Organisations that use digital marketing techniques in a sophisticated way outperform their competitors in every industry - but how do you evaluate your digital maturity?
A mature digital marketing strategy is about more than introducing a few hot applications - it means using technology to facilitate changes in how a company operates, both internally and externally.
It means shaping new relationships between IT and business to drive a transformation of management processes. The result is an organisation that can build on previous initiatives and maintain competitive advantage.
"Some companies are what we call the 'Digirati'. They have the digital maturity not only to build digital innovations, but also to drive enterprise-wide transformation. And they benefit from their actions. Digirati have significantly higher financial performance than their less digitally-mature competitors." - CapGemini
But as any parent of a teenager knows, thinking you're mature doesn't necessarily mean you are. So how can you tell whether you're digitally mature - or just playing with a few new toys?
1. Look at the technology you're using
Look objectively at your marketing software and CRM package: are they really best in breed? Are you taking advantage of all the latest developments, such as social media management tools and web analytics? And are you using them to the best advantage?
2. Measure the quality of your data
Just as important, though, is the quality of your marketing data. Prospect data can be notoriously unreliable, particularly when lists have been bought in. Meanwhile, customer data quickly becomes out of date. A truly digitally mature company constantly reassesses, refines and updates their data to make sure it can be used to best advantage at every stage, from lead generation to customer retention.
3. Conduct a skills audit
Technology is only ever as good as the people that are using it. Conducting a thorough skills audit - or asking a specialist to do it for you - may well reveal that operational staff are failing to follow through on the organisation’s aims. In the case of social media marketing, is the team really targeting the right communities? Is it managing, scoring and measuring leads effectively? And is it sharing its insights with other teams?
4. Examine your processes
Mapping out a clear customer journey is the cornerstone of a mature digital strategy. You need to understand and leverage the path taken by your prospects, from their first engagement with your organisation to - hopefully - becoming a satisfied buyer. Off the back of this, you should examine your processes for lead generation - are they based on a reliable methodology? Ask how effectively campaigns are being monitored and measured, and how the results are reported back.

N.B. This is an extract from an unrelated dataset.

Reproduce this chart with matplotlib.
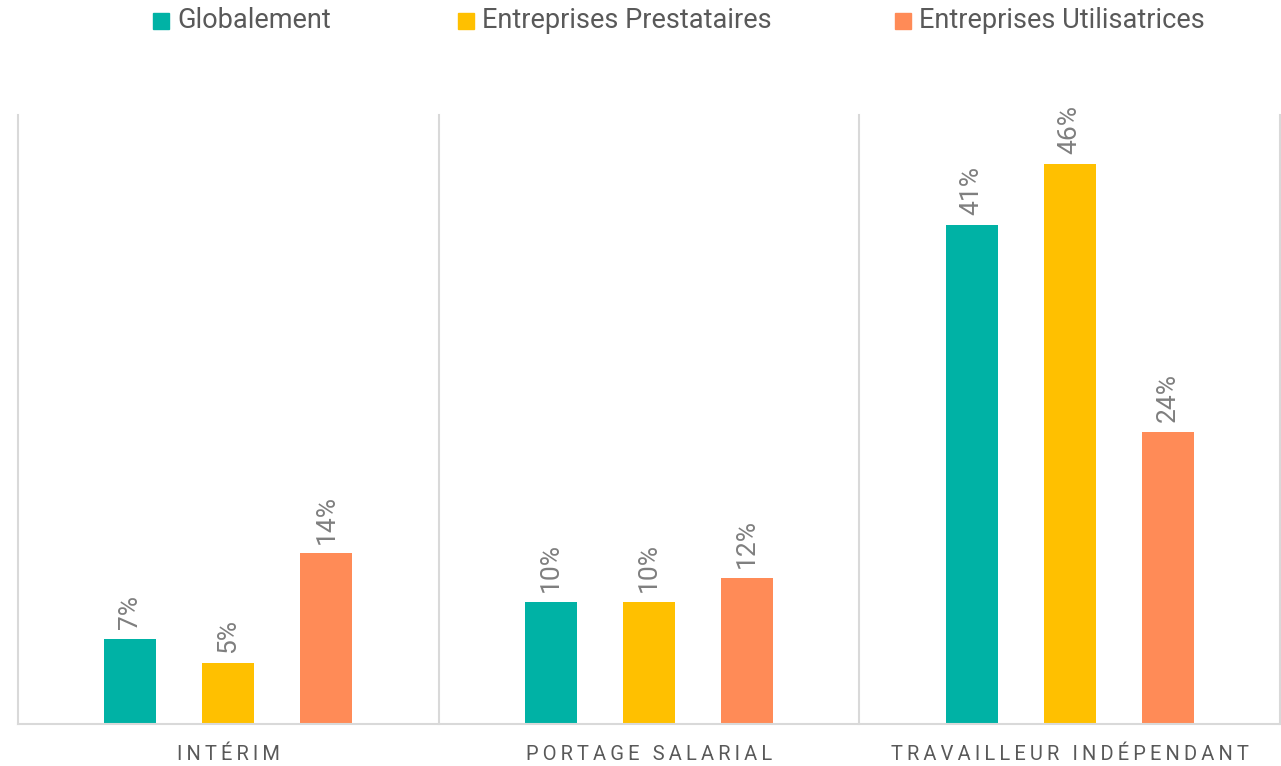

5. Evaluate your digital assets
How good is your website content? Is it informative, clearly written and easy to find through the effective use of SEO? The same criteria apply, too, to other material such as white papers and eGuides. There should be a consistency of style and content, with activities fully aligned with the sales and marketing process.
6. And look at your results
It doesn't matter how much traffic you generate if you fail to turn it into sales. Analyse your visitors’ digital behaviour through and use this information to hone in on the most appropriate metrics, tools and improvement processes for your business.